# [What is expected]
Transcribe the full listing exactly, and drop every picture.

>> START Stored data

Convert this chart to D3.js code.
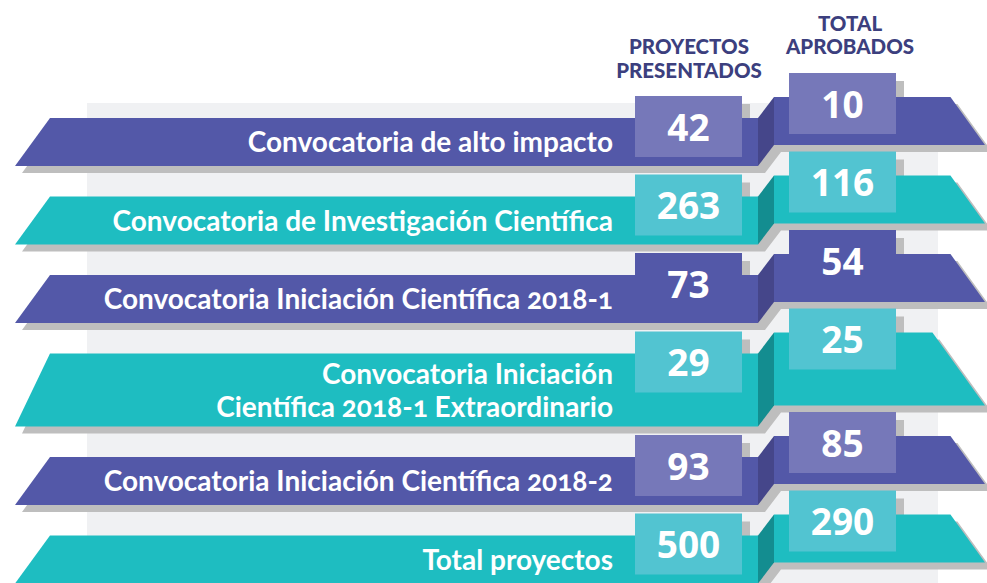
<!DOCTYPE html>
<html>
<head>
<meta charset="utf-8">
<script src="https://cdn.jsdelivr.net/npm/d3@7/dist/d3.min.js"></script>
<style>
  body { margin: 0; background: #fff; }
  svg { display: block; }
  .label { font-family: 'Lato', sans-serif; font-weight: 700; fill: #fff; font-variant-numeric: oldstyle-nums; }
  .value { font-family: 'Open Sans', sans-serif; font-weight: 700; fill: #fff; }
  .head { font-family: 'Lato', sans-serif; font-weight: 900; fill: #3c3f7e; }
</style>
</head>
<body>
<div id="chart"></div>
<script>
// data
const labels = [
  ['Convocatoria de alto impacto'],
  ['Convocatoria de Investigación Científica'],
  ['Convocatoria Iniciación Científica 2018-1'],
  ['Convocatoria Iniciación', 'Científica 2018-1 Extraordinario'],
  ['Convocatoria Iniciación Científica 2018-2'],
  ['Total proyectos']
];
const presentados = [42, 263, 73, 29, 93, 500];
const aprobados = [10, 116, 54, 25, 85, 290];
const headers = [['PROYECTOS', 'PRESENTADOS'], ['TOTAL', 'APROBADOS']];

const width = 987, height = 583;

// colours
const purple = {band: '#5358a8', side: '#45468a', box: '#7678b9'};
const teal = {band: '#1ebdc1', side: '#138d90', box: '#52c4d1'};
const shadow = '#bebebe';

// layout of rows (tall rows for two-line labels)
const rowH = n => n === 2 ? 73 : 48;
const gap = 30.5;
let rowTop = 118;
const rows = labels.map((l, i) => {
  const h = rowH(l.length);
  const r = {
    i, lines: l, h, top: rowTop,
    pres: presentados[i], apr: aprobados[i],
    col: i % 2 === 0 ? purple : teal,
    plainBox: i === 2
  };
  rowTop += h + gap;
  return r;
});

// horizontal positions
const L0 = 15, Lslant = 35, L1 = 758, R0 = 774, R1 = 985, rise = 21;
const boxW = 107, boxH = 61, boxL = 635, boxR = 789;

const svg = d3.select('#chart').append('svg')
  .attr('width', width)
  .attr('height', height);

// grey panel
svg.append('rect')
  .attr('x', 87).attr('y', 103)
  .attr('width', 851).attr('height', height - 103)
  .attr('fill', '#f0f1f3');

// whole ribbon shape: left band, side face, right band
function ribbon(d) {
  const t = d.top, b = d.top + d.h, rt = t - rise, rb = b - rise;
  const slant = d.h * 0.72;
  return [
    [L0 + Lslant, t], [L1, t], [R0, rt], [R1 - slant, rt], [R1, rb],
    [R0, rb], [L1, b], [L0, b]
  ];
}
const line = d3.line();

// ribbon shadows
svg.append('g').selectAll('path')
  .data(rows).join('path')
  .attr('d', d => line(ribbon(d)) + 'Z')
  .attr('transform', 'translate(7,7)')
  .attr('fill', shadow);

// box shadows
const boxes = rows.flatMap(d => [
  {row: d, x: boxL, y: d.top - 22, v: d.pres},
  {row: d, x: boxR, y: d.top - rise - 24, v: d.apr}
]);
svg.append('g').selectAll('rect')
  .data(boxes).join('rect')
  .attr('x', d => d.x + 8).attr('y', d => d.y + 8)
  .attr('width', boxW).attr('height', boxH)
  .attr('fill', shadow);

// bands
const band = svg.append('g').selectAll('g')
  .data(rows).join('g');

band.append('path')
  .attr('d', d => line([[L0 + Lslant, d.top], [L1, d.top], [L1, d.top + d.h], [L0, d.top + d.h]]) + 'Z')
  .attr('fill', d => d.col.band);

band.append('path')
  .attr('d', d => line([[L1, d.top], [R0, d.top - rise], [R0, d.top + d.h - rise], [L1, d.top + d.h]]) + 'Z')
  .attr('fill', d => d.col.side);

band.append('path')
  .attr('d', d => {
    const rt = d.top - rise, rb = d.top + d.h - rise, slant = d.h * 0.72;
    return line([[R0, rt], [R1 - slant, rt], [R1, rb], [R0, rb]]) + 'Z';
  })
  .attr('fill', d => d.col.band);

// labels
band.each(function(d) {
  const g = d3.select(this);
  const n = d.lines.length;
  d.lines.forEach((t, j) => {
    const base = d.top + d.h - (n === 2 ? 10 : 14) - (n - 1 - j) * 33;
    g.append('text')
      .attr('class', 'label')
      .attr('x', 613)
      .attr('y', base)
      .attr('text-anchor', 'end')
      .style('font-size', '28px')
      .text(t);
  });
});

// value boxes
const vb = svg.append('g').selectAll('g')
  .data(boxes).join('g');
vb.append('rect')
  .attr('x', d => d.x).attr('y', d => d.y)
  .attr('width', boxW).attr('height', boxH)
  .attr('fill', d => d.row.plainBox ? d.row.col.band : d.row.col.box);
vb.append('text')
  .attr('class', 'value')
  .attr('x', d => d.x + boxW / 2)
  .attr('y', d => d.y + boxH / 2 + 14)
  .attr('text-anchor', 'middle')
  .style('font-size', '37px')
  .text(d => d.v);

// column headers
const hx = [689, 850];
const hy = [[54, 78], [31, 54]];
headers.forEach((h, k) => {
  h.forEach((t, j) => {
    svg.append('text')
      .attr('class', 'head')
      .attr('x', hx[k]).attr('y', hy[k][j])
      .attr('text-anchor', 'middle')
      .style('font-size', '20.5px')
      .text(t);
  });
});
</script>
</body>
</html>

>> END Stored data

# [Response to this task]
Convert this chart to D3.js code.
<!DOCTYPE html>
<html>
<head>
<meta charset="utf-8">
<script src="https://cdn.jsdelivr.net/npm/d3@7/dist/d3.min.js"></script>
<style>
  body { margin: 0; background: #fff; }
  svg { display: block; }
  .label { font-family: 'Lato', sans-serif; font-weight: 700; fill: #fff; font-variant-numeric: oldstyle-nums; }
  .value { font-family: 'Open Sans', sans-serif; font-weight: 700; fill: #fff; }
  .head { font-family: 'Lato', sans-serif; font-weight: 900; fill: #3c3f7e; }
</style>
</head>
<body>
<div id="chart"></div>
<script>
// data
const labels = [
  ['Convocatoria de alto impacto'],
  ['Convocatoria de Investigación Científica'],
  ['Convocatoria Iniciación Científica 2018-1'],
  ['Convocatoria Iniciación', 'Científica 2018-1 Extraordinario'],
  ['Convocatoria Iniciación Científica 2018-2'],
  ['Total proyectos']
];
const presentados = [42, 263, 73, 29, 93, 500];
const aprobados = [10, 116, 54, 25, 85, 290];
const headers = [['PROYECTOS', 'PRESENTADOS'], ['TOTAL', 'APROBADOS']];

const width = 987, height = 583;

// colours
const purple = {band: '#5358a8', side: '#45468a', box: '#7678b9'};
const teal = {band: '#1ebdc1', side: '#138d90', box: '#52c4d1'};
const shadow = '#bebebe';

// layout of rows (tall rows for two-line labels)
const rowH = n => n === 2 ? 73 : 48;
const gap = 30.5;
let rowTop = 118;
const rows = labels.map((l, i) => {
  const h = rowH(l.length);
  const r = {
    i, lines: l, h, top: rowTop,
    pres: presentados[i], apr: aprobados[i],
    col: i % 2 === 0 ? purple : teal,
    plainBox: i === 2
  };
  rowTop += h + gap;
  return r;
});

// horizontal positions
const L0 = 15, Lslant = 35, L1 = 758, R0 = 774, R1 = 985, rise = 21;
const boxW = 107, boxH = 61, boxL = 635, boxR = 789;

const svg = d3.select('#chart').append('svg')
  .attr('width', width)
  .attr('height', height);

// grey panel
svg.append('rect')
  .attr('x', 87).attr('y', 103)
  .attr('width', 851).attr('height', height - 103)
  .attr('fill', '#f0f1f3');

// whole ribbon shape: left band, side face, right band
function ribbon(d) {
  const t = d.top, b = d.top + d.h, rt = t - rise, rb = b - rise;
  const slant = d.h * 0.72;
  return [
    [L0 + Lslant, t], [L1, t], [R0, rt], [R1 - slant, rt], [R1, rb],
    [R0, rb], [L1, b], [L0, b]
  ];
}
const line = d3.line();

// ribbon shadows
svg.append('g').selectAll('path')
  .data(rows).join('path')
  .attr('d', d => line(ribbon(d)) + 'Z')
  .attr('transform', 'translate(7,7)')
  .attr('fill', shadow);

// box shadows
const boxes = rows.flatMap(d => [
  {row: d, x: boxL, y: d.top - 22, v: d.pres},
  {row: d, x: boxR, y: d.top - rise - 24, v: d.apr}
]);
svg.append('g').selectAll('rect')
  .data(boxes).join('rect')
  .attr('x', d => d.x + 8).attr('y', d => d.y + 8)
  .attr('width', boxW).attr('height', boxH)
  .attr('fill', shadow);

// bands
const band = svg.append('g').selectAll('g')
  .data(rows).join('g');

band.append('path')
  .attr('d', d => line([[L0 + Lslant, d.top], [L1, d.top], [L1, d.top + d.h], [L0, d.top + d.h]]) + 'Z')
  .attr('fill', d => d.col.band);

band.append('path')
  .attr('d', d => line([[L1, d.top], [R0, d.top - rise], [R0, d.top + d.h - rise], [L1, d.top + d.h]]) + 'Z')
  .attr('fill', d => d.col.side);

band.append('path')
  .attr('d', d => {
    const rt = d.top - rise, rb = d.top + d.h - rise, slant = d.h * 0.72;
    return line([[R0, rt], [R1 - slant, rt], [R1, rb], [R0, rb]]) + 'Z';
  })
  .attr('fill', d => d.col.band);

// labels
band.each(function(d) {
  const g = d3.select(this);
  const n = d.lines.length;
  d.lines.forEach((t, j) => {
    const base = d.top + d.h - (n === 2 ? 10 : 14) - (n - 1 - j) * 33;
    g.append('text')
      .attr('class', 'label')
      .attr('x', 613)
      .attr('y', base)
      .attr('text-anchor', 'end')
      .style('font-size', '28px')
      .text(t);
  });
});

// value boxes
const vb = svg.append('g').selectAll('g')
  .data(boxes).join('g');
vb.append('rect')
  .attr('x', d => d.x).attr('y', d => d.y)
  .attr('width', boxW).attr('height', boxH)
  .attr('fill', d => d.row.plainBox ? d.row.col.band : d.row.col.box);
vb.append('text')
  .attr('class', 'value')
  .attr('x', d => d.x + boxW / 2)
  .attr('y', d => d.y + boxH / 2 + 14)
  .attr('text-anchor', 'middle')
  .style('font-size', '37px')
  .text(d => d.v);

// column headers
const hx = [689, 850];
const hy = [[54, 78], [31, 54]];
headers.forEach((h, k) => {
  h.forEach((t, j) => {
    svg.append('text')
      .attr('class', 'head')
      .attr('x', hx[k]).attr('y', hy[k][j])
      .attr('text-anchor', 'middle')
      .style('font-size', '20.5px')
      .text(t);
  });
});
</script>
</body>
</html>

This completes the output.